--- start of Listing ---

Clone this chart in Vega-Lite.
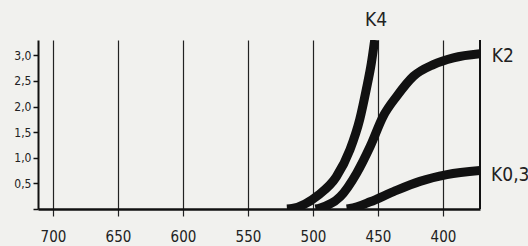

--- end of Listing ---
--- start of Listing ---

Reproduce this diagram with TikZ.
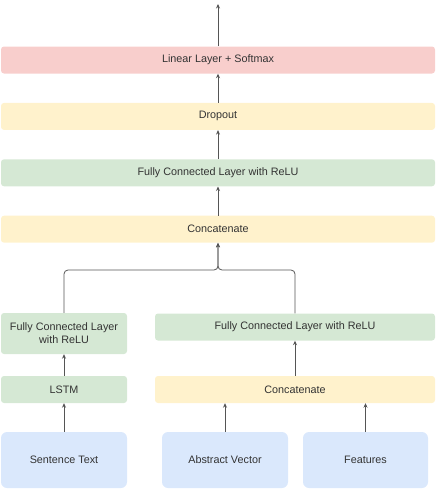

--- end of Listing ---
--- start of Listing ---

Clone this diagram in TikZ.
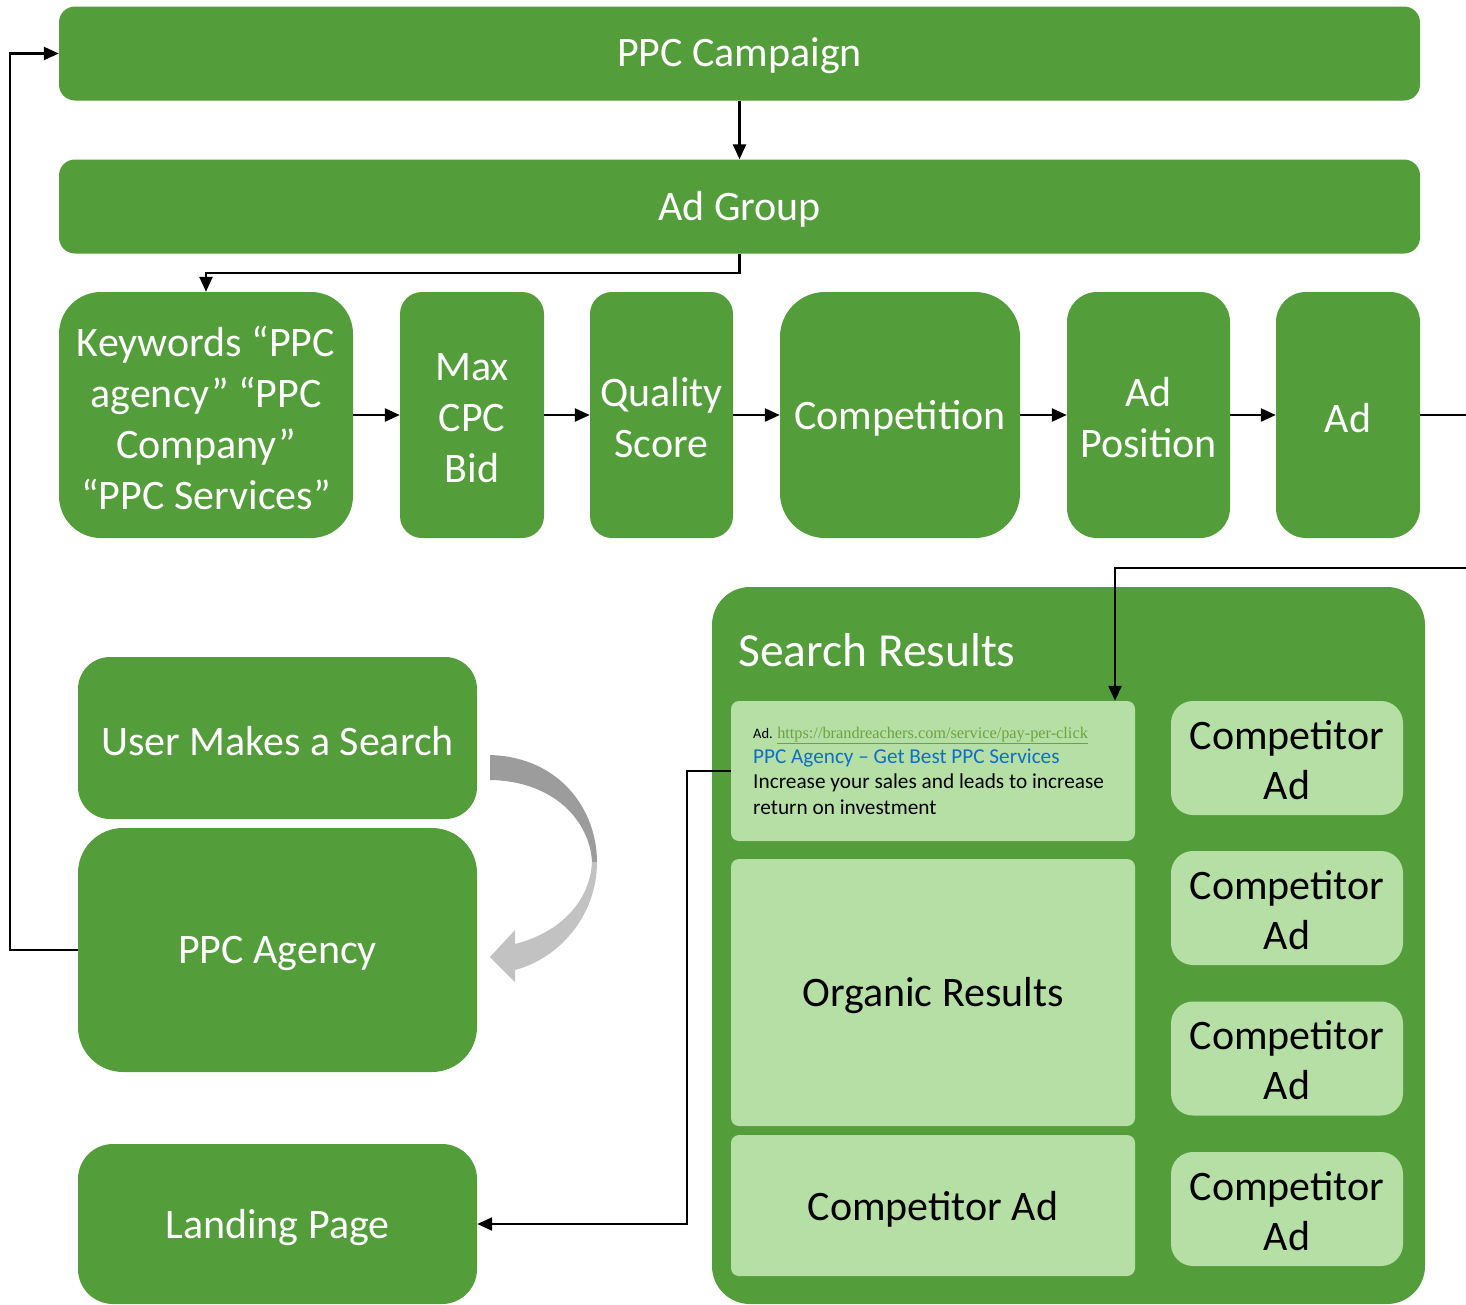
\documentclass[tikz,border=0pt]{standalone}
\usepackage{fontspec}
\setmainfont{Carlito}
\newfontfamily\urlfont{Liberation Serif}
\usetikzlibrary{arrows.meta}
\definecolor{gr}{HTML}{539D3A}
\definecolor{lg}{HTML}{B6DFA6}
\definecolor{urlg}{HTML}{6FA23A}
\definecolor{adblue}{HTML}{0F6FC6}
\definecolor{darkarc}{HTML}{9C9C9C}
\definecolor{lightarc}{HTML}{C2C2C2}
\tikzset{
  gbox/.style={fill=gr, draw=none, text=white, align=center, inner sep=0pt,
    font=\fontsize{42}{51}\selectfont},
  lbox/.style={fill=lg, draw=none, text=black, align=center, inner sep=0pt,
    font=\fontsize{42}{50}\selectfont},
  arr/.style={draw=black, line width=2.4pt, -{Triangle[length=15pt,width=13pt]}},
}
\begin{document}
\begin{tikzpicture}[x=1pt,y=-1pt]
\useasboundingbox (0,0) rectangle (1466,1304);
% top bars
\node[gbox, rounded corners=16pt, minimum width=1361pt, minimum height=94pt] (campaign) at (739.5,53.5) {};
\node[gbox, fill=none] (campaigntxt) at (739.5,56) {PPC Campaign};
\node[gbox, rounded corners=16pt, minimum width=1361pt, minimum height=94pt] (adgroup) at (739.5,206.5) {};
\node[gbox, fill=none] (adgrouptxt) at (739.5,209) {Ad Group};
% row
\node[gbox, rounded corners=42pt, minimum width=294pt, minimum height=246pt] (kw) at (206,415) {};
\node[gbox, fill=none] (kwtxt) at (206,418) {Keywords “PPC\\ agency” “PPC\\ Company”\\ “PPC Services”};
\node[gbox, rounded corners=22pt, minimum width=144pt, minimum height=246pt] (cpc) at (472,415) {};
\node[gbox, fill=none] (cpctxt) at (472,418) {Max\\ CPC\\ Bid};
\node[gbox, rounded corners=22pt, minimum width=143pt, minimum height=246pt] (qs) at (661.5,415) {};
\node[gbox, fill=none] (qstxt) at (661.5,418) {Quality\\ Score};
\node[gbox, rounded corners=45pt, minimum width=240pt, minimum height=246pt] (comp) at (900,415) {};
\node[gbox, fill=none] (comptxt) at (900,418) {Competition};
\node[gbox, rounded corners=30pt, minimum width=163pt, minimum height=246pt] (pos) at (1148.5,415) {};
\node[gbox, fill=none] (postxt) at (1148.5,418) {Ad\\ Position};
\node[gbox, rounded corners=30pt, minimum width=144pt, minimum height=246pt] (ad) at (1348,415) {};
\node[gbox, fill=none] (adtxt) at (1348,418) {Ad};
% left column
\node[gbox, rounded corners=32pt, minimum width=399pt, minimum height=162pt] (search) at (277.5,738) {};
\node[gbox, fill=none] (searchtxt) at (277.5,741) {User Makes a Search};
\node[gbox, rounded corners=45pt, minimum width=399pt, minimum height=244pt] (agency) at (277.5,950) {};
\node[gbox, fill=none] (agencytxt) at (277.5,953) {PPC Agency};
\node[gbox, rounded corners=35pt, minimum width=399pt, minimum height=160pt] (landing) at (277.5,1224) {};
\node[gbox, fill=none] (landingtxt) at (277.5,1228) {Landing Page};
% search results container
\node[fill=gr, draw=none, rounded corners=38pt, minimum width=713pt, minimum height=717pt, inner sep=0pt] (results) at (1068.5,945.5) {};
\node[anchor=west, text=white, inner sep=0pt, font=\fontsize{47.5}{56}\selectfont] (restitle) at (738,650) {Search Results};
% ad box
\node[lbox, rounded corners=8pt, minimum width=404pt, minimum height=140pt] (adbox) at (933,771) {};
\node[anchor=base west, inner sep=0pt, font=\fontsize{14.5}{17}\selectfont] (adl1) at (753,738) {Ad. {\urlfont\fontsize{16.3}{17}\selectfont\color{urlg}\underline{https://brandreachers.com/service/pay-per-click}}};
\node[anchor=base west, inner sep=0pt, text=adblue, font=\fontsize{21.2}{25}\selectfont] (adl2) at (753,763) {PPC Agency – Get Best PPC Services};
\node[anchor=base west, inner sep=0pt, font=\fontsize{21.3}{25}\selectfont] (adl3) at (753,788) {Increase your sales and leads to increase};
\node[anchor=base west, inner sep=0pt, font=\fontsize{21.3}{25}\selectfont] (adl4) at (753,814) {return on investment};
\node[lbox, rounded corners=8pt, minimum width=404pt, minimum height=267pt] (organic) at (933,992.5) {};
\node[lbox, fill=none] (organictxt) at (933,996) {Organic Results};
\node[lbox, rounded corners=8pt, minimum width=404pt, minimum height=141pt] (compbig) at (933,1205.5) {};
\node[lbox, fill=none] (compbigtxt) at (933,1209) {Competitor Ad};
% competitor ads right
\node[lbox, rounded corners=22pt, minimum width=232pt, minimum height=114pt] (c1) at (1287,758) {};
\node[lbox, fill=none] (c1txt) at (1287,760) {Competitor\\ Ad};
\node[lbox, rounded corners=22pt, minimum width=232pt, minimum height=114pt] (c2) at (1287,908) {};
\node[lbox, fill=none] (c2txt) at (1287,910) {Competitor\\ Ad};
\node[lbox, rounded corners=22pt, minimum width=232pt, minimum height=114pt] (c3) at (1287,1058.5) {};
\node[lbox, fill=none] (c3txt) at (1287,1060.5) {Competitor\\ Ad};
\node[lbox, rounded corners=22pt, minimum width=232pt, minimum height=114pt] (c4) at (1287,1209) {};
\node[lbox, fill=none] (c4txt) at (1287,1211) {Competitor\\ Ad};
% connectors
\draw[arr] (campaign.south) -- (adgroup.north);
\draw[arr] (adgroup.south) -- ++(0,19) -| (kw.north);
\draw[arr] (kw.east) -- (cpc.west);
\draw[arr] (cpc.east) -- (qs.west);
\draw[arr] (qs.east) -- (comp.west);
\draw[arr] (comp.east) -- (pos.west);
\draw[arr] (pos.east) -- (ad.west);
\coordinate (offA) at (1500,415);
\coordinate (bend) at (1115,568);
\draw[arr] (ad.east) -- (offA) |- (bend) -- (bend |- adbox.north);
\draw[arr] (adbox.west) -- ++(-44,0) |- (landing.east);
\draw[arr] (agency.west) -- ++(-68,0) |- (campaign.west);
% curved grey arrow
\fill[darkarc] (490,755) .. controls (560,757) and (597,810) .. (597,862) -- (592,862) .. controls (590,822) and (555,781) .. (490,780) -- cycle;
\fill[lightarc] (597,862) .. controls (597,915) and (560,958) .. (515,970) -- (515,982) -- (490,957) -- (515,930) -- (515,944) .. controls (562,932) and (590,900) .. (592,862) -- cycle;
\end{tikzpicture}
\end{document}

--- end of Listing ---

▸ **What the task asks**
Pull every line containing the word "diagram" out of the entries above.

▸ **Written reply**
Reproduce this diagram with TikZ.
Clone this diagram in TikZ.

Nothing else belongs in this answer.